Tuesday contemplating
These last couple of days has been really wonderful. It's been one of those days where I've really embraced this season and all that comes with it. And I've felt so grateful. So thankful for what we have and everyone we know and love. We've been social, done practical stuff that needed to be done, got ourselves a new car (finally!), been out for walks, made traditional Norwegian dishes that really made me nostalgic and made me miss my family and my father. Yes, I've felt so good and so content. But still, I have this feeling of something's missing. Like there's a hole there that needs to be filled. The longing of a bigger family, a secure job where I get to use my education, a finished masters thesis and a home that's out on the country side.

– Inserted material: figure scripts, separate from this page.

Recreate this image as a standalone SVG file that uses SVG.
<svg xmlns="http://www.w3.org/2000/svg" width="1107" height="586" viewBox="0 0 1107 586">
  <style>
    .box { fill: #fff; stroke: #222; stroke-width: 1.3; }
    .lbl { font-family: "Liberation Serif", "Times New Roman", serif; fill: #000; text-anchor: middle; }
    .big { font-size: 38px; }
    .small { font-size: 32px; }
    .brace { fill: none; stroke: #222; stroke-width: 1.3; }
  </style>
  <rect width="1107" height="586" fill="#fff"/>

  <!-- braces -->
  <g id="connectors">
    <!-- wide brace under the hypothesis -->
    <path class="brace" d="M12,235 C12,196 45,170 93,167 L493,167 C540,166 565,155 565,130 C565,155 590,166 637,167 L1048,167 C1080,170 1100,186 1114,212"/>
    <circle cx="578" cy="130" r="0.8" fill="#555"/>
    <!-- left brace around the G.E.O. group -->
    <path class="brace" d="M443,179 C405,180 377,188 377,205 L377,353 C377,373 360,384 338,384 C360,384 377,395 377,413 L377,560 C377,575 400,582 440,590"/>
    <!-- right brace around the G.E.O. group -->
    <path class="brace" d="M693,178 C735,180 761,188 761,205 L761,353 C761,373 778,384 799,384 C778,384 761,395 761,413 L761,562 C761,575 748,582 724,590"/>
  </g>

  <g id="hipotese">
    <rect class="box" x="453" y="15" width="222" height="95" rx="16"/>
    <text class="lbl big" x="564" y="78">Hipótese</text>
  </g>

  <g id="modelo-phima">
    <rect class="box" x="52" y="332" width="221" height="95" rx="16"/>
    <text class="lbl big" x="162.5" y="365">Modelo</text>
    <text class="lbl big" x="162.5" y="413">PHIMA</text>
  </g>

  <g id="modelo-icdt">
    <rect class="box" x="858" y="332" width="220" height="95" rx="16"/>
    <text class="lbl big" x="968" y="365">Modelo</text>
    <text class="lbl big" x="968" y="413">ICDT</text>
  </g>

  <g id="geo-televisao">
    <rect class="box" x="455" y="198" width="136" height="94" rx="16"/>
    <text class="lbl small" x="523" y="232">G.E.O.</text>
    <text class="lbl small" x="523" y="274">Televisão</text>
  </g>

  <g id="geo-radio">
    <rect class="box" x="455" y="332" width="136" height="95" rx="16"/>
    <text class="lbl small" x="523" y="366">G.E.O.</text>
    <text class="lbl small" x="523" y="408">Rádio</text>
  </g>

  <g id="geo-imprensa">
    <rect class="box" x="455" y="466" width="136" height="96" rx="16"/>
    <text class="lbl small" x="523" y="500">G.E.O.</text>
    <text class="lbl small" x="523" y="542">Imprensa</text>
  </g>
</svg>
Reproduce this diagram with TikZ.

Still, I try not to be one of those people who feels that "I can get happy when I get these and those things.." Like happiness and security comes from having things. Or that happiness is something that always lies in the future. So I try to constantly remind myself of being in the present. To enjoy the moments, even though I dont have everything I long for right now. I trust the process and truly believe that everything will come at the right moment. Until then, I need to be grateful for everything I have right now. And I do. Right now I'm grateful for the quiet moments I get at home once in a while, sitting beside a crackling fireplace with a warm cup of tea. And with this seasons playlist is the background. I make a new one for every season.
The little things are the biggest ones.
“Be thankful for what you have; you’ll end up having more. If you concentrate on what you don’t have, you will never, ever have enough.”